Up Up and Away... From Believing You Aren't Who You Are
Some people have a very strong understanding of themselves. Not only in who they believe themselves to be but also in who they project to others. I'll be the first to admit this wasn't always me.
When I was in high school I had heard that big noses were unattractive and by some trick of the imagination I developed the perception that I had a big one. It developed into a pretty severe insecurity. No one I knew could tell me otherwise... I had a big nose and it was devastatingly upsetting... because it meant... I believed... I was ugly.

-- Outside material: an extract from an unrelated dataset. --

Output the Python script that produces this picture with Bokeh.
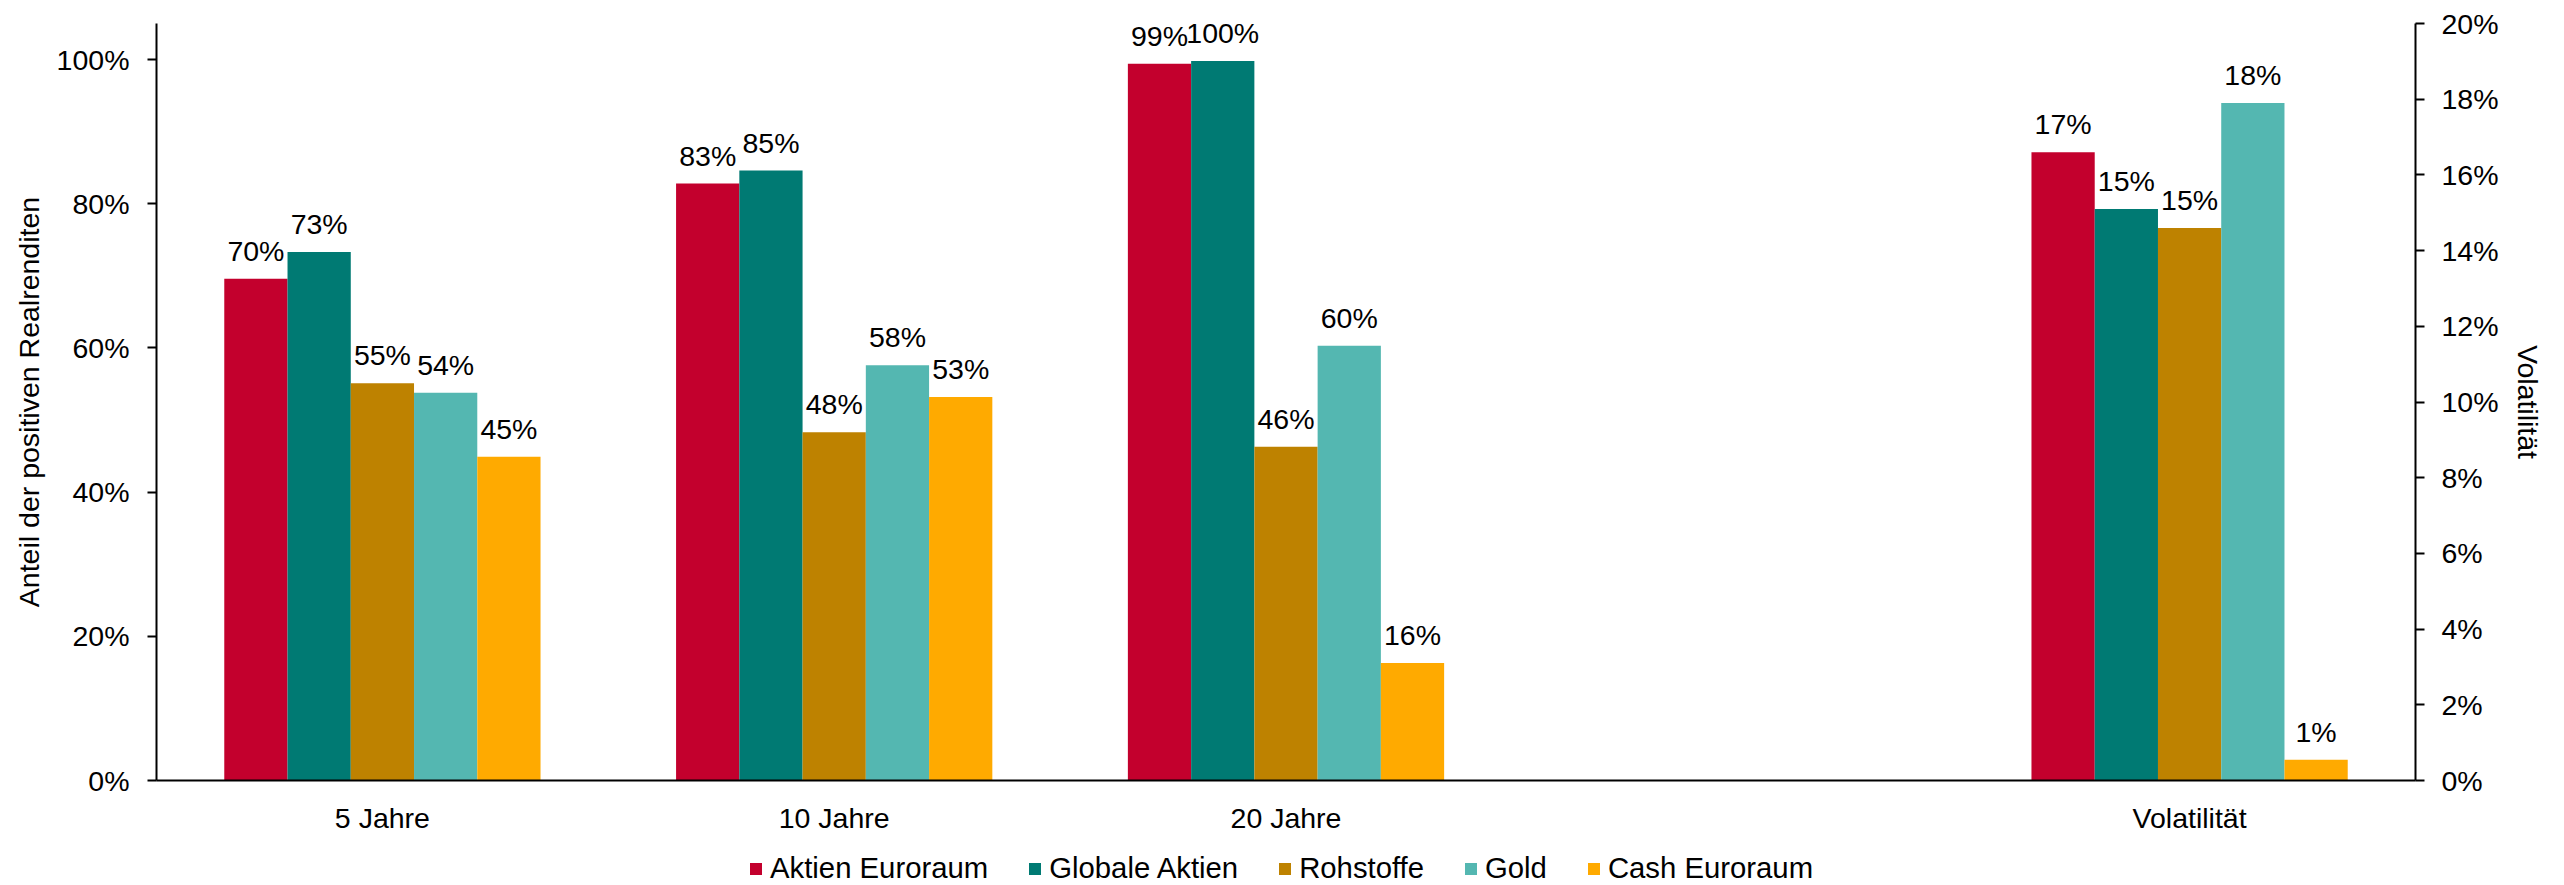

On a beautiful high school day, standing in the middle of campus talking to a group of people, a girl whom I had known in elementary school, but not well, walked up to me, looked at my face and randomly said, "Your nose is very regal"... unprompted... straight up out of the blue! She followed up by saying that my nose was really beautiful. That was all it took. Two sentences. A stranger making the most random statement of positivity forever changed the way I looked at my nose and my face. No longer ugly. I had an understanding that my face looked regal and beautiful.
Throughout my history an outside perspective is all it takes for some reframing and restructuring. The reason being: Often others can see you more clearly than you can see yourself... and... people who don't have any pre-conceived dynamics with you (ie. strangers) are coming at you from a place of new, clear, and clean vision that makes their word somehow more honest, real, and trustworthy.
That's not to say that someone else's understanding of you dictates who or how you should be. But understanding that you might not be seeing what you are presenting is a great way to understand if you are showing what you believe or what you believe you should believe. Sometimes (or always) we need someone outside of our normal context to tell us that we aren't what we perceive... that we can try something... that we can be as awesome as we think we are... that we are just right the way we are.
We need someone in the crowd to lift us off the ground and take us where we want to go. We need someone else to break us out of the cocoon so we can spread out wings and fly off. Find your stranger today and ask the question you want the answer to.